Cossiga comunque decide di vietare qualsiasi manifestazione di piazza non autorizzata dal governo.
Due mesi dopo si svolge una di queste manifestazioni. La organizza il Partito Radicale, un partito politico liberale, liberista e libertino. A differenza delle proteste dei mesi precedenti, questa volta è davvero un corteo pacifico. Ma il governo decide comunque di mandare 5000 poliziotti a controllare la situazione.
Una situazione che inevitabilmente diventa molto tesa, è impossibile tenerla sotto controllo. Iniziano gli scontri, il lancio di sassi, molte persone vanno nel panico e provano a scappare.
Tra loro c'è una giovane studentessa romana, si chiama Giorgiana Masi. A un certo punto, mentre corre, improvvisamente cade a terra. Non è inciampata. Qualcuno le ha sparato. La portano in ospedale, ma è troppo tardi. Giorgiana Masi è morta.
Chi ha sparato? Bella domanda.
Il ministro Cossiga dà la colpa al cosiddetto “fuoco amico”. I manifestanti rispondono che è stato uno dei tantissimi poliziotti in borghese che si erano mimetizzati con i manifestanti.
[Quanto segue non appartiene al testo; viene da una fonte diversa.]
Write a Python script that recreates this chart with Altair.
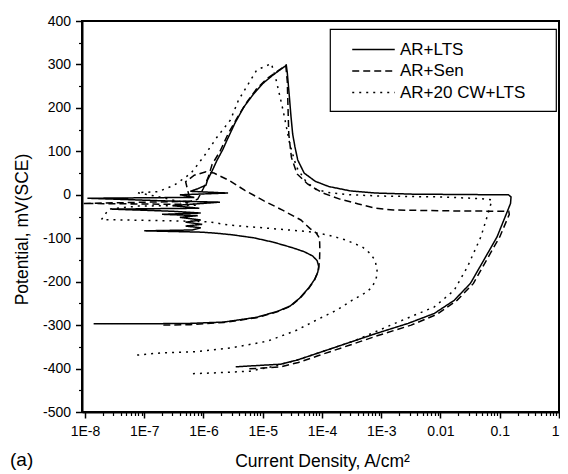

Comunque sia, la morte di Giorgiana Masi mette una pietra molto pesante sopra il bilancio finale del 77.
Quel clima radicale ha portato creatività, energia, voglia di partecipare, ma anche morti, violenza e paura.
Il Movimento del 77 si chiude con un evento a Bologna dove si incontrano tutti i gruppi attivi quell'anno. È un modo per dirsi addio, per chiudere un'esperienza brevissima, ma anche intensissima, che ancora oggi è difficile presentare bene.
La parte più libertina del movimento del 77 apre la strada al consumo di droghe pesanti. La ricerca di un piacere puro e proibito è il primo passo che porta un'intera generazione nel tunnel mortale dell'eroina.
La parte più politica del movimento, invece, permette in qualche modo la legittimazione della violenza.
Ma di questo parleremo un'altra volta.